Three Imaginary Girls

Seattle's Indie-Pop Press – Music Reviews, Film Reviews, and Big Fun

People familiar with Mount Eerie and its creative founder/leader Phil Elverum would hardly be surprised by anything he would try; though coming from Anacortes, the band’s expected dabbling in the harsh sonic swathes of Black Metal feedback may not be to the delight of some of their fan’s appreciation for ambience.

This is a wonderful accompaniment to last year’s brittle and elegant Lost Wisdom, the title track of which receives a brutal, hollow reprise here near its end. The songs beneath these waves of distortion are hale and over repeated playing become contagious; but Wind’s Poem overall effect inviolates the casual listener’s sense of proper balance. The twelve minute “Through the Trees” is where the idea for all this began, and its dirge pace isn’t beaten down by the wind of sound upon it — it’s also placed near the front to warn everyone what this is about. Nick Krgovich from Vancouver’s No Kids helps out with gentle harmonies, which only at first seem lost beneath the monolithic sound storms that break the listener down over its near hour.

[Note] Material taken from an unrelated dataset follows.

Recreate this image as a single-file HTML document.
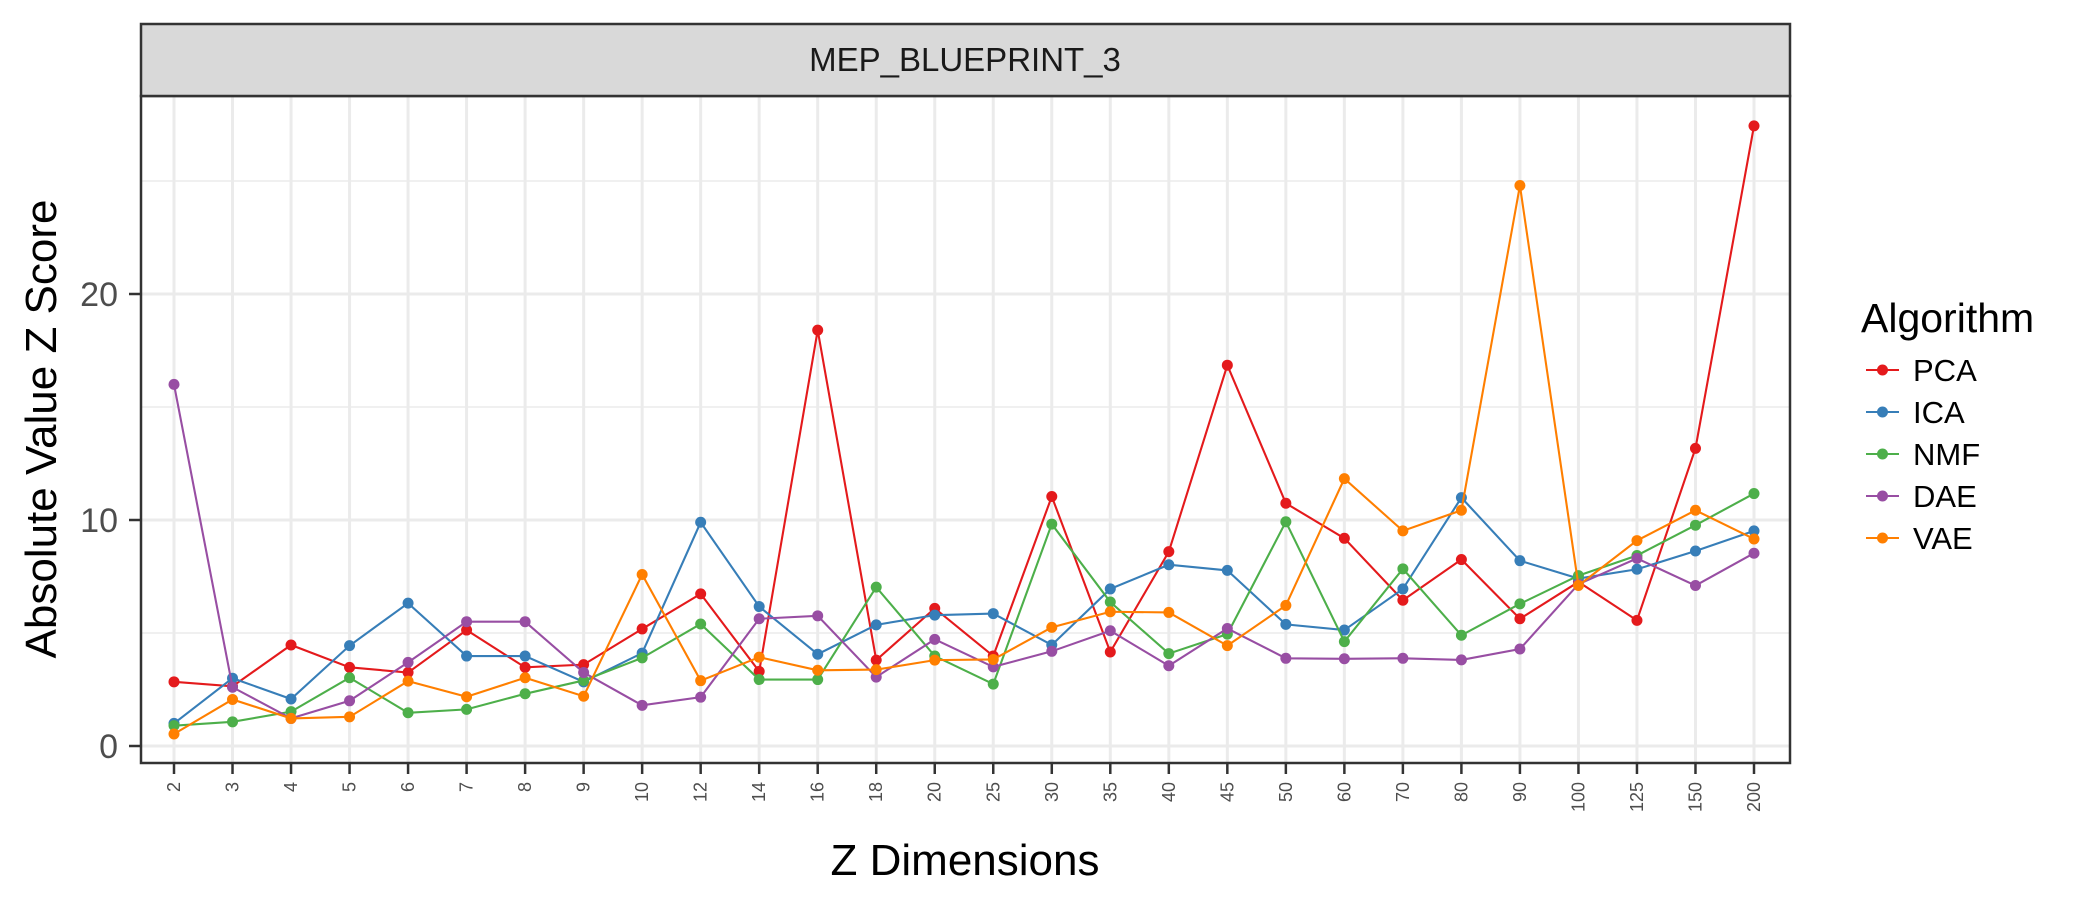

Wind’s Poem was crafted over a couple of years, as Elverum spilled ideas and scraps into an alternate dream world that is the deep woods prophetic dream realm of the FBI agent in “Twin Peaks,” not the counter with toasty cherry pie and good coffee of previous works. Like a Scott Walker living in a cave off of the San Juans, the combination of chords and discord will probably make this one of the more respected and less liked of Elverum’s experiments, but the story of its lengthy creation testifies that he meant every necrotic note of it.